= YOUR TASK =
A single run of lines is to be printed exactly: starting at the line with "Reproduce this chart with matplotlib." and ending at the line with "color='#4472C4', lw=2.2, solid_joinstyle='round')", both included. Leave the pictures out.

= INFORMATION GIVEN =
+++
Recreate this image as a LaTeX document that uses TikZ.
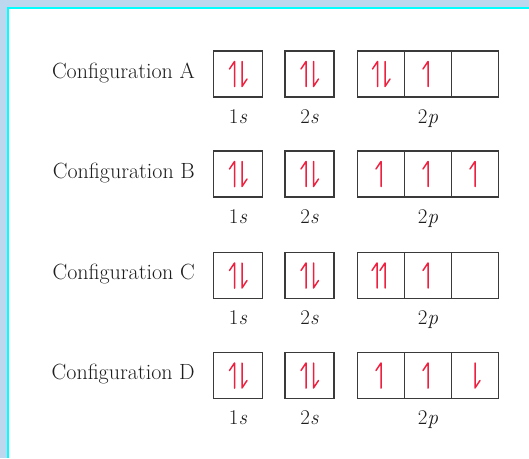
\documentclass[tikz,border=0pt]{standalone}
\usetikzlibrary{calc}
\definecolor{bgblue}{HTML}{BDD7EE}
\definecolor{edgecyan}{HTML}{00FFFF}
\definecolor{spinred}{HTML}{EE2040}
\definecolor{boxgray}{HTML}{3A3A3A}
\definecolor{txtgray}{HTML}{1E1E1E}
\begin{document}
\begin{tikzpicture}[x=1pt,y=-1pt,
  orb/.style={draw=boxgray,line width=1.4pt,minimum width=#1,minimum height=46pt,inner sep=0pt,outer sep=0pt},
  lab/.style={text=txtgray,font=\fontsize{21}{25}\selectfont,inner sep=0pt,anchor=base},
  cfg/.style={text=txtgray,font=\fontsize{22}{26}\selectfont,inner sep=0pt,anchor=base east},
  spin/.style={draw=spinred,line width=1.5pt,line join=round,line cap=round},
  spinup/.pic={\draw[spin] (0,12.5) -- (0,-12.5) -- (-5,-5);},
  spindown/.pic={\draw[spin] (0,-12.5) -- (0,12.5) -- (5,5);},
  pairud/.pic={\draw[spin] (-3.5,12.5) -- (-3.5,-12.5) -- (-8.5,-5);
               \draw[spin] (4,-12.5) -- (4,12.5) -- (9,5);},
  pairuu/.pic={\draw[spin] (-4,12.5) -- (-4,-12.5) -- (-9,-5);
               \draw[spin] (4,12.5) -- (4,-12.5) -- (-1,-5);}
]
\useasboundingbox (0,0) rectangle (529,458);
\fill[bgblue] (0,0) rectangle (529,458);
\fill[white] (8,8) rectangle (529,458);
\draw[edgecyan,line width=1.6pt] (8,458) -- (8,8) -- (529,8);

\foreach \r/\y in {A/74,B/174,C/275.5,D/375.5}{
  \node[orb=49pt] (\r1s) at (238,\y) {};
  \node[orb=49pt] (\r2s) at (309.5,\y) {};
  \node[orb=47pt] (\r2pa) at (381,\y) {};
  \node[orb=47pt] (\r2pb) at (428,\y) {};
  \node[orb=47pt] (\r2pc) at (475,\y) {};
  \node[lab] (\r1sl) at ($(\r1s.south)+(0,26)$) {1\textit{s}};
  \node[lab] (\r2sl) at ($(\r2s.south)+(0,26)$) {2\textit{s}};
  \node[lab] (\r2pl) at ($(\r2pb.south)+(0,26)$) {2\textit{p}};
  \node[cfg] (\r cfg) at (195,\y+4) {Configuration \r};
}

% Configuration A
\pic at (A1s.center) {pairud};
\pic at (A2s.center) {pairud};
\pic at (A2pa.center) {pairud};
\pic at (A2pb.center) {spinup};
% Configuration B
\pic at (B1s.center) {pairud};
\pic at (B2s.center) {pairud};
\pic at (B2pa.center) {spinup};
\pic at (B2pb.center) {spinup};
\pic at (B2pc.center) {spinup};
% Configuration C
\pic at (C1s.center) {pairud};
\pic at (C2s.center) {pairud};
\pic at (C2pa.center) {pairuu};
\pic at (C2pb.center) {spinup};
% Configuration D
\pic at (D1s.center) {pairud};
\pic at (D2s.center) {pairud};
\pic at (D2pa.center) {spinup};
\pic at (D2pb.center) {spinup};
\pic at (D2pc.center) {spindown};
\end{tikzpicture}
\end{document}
+++
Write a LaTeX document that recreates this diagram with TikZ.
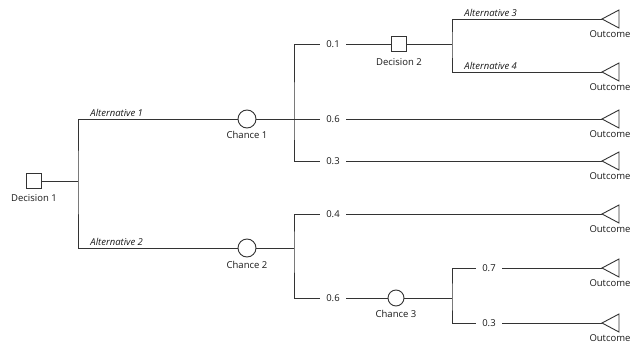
+++
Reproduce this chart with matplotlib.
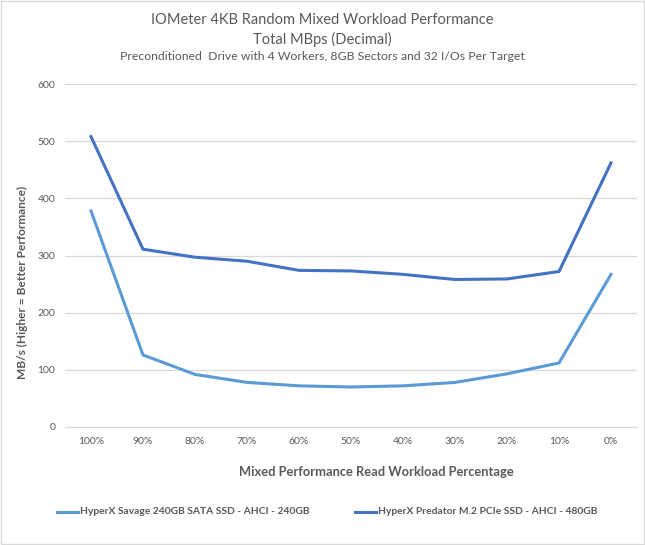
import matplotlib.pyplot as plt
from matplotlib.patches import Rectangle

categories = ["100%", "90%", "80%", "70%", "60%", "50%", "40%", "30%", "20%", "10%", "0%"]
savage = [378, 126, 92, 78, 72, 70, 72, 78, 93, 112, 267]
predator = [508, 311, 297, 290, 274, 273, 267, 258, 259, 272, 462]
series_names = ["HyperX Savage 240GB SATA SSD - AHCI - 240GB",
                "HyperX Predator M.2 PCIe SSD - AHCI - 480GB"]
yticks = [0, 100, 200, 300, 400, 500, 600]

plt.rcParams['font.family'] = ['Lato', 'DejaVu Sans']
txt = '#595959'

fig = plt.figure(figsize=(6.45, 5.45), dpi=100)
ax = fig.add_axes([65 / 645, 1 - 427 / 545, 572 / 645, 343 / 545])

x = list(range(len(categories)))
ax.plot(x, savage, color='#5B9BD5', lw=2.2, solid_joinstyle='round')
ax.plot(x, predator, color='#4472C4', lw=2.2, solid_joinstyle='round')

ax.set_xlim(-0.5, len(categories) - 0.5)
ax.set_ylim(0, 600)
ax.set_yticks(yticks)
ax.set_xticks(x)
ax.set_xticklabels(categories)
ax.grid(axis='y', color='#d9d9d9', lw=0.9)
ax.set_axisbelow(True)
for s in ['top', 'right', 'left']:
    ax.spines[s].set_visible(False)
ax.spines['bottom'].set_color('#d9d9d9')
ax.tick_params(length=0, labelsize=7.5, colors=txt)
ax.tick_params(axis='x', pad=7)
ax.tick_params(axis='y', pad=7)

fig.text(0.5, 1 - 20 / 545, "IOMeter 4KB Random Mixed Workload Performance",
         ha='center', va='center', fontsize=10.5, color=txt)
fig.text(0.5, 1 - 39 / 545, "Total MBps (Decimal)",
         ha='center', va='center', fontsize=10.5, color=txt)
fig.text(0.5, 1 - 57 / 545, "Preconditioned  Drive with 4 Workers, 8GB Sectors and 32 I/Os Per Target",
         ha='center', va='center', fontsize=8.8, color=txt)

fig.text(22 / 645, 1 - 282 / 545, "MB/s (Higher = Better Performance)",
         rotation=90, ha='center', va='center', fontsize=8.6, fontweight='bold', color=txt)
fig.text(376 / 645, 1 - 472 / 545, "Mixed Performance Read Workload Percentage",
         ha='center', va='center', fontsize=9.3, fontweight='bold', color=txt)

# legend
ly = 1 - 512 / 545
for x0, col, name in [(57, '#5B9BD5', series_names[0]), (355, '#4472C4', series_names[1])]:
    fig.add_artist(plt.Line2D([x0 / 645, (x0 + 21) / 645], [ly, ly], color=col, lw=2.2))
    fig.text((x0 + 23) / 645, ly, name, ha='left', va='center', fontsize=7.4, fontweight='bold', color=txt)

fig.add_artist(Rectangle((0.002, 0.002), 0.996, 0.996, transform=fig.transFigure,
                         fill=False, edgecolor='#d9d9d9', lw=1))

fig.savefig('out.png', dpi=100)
+++
= ANSWER TO THIS EXERCISE =
Reproduce this chart with matplotlib.
import matplotlib.pyplot as plt
from matplotlib.patches import Rectangle

categories = ["100%", "90%", "80%", "70%", "60%", "50%", "40%", "30%", "20%", "10%", "0%"]
savage = [378, 126, 92, 78, 72, 70, 72, 78, 93, 112, 267]
predator = [508, 311, 297, 290, 274, 273, 267, 258, 259, 272, 462]
series_names = ["HyperX Savage 240GB SATA SSD - AHCI - 240GB",
                "HyperX Predator M.2 PCIe SSD - AHCI - 480GB"]
yticks = [0, 100, 200, 300, 400, 500, 600]

plt.rcParams['font.family'] = ['Lato', 'DejaVu Sans']
txt = '#595959'

fig = plt.figure(figsize=(6.45, 5.45), dpi=100)
ax = fig.add_axes([65 / 645, 1 - 427 / 545, 572 / 645, 343 / 545])

x = list(range(len(categories)))
ax.plot(x, savage, color='#5B9BD5', lw=2.2, solid_joinstyle='round')
ax.plot(x, predator, color='#4472C4', lw=2.2, solid_joinstyle='round')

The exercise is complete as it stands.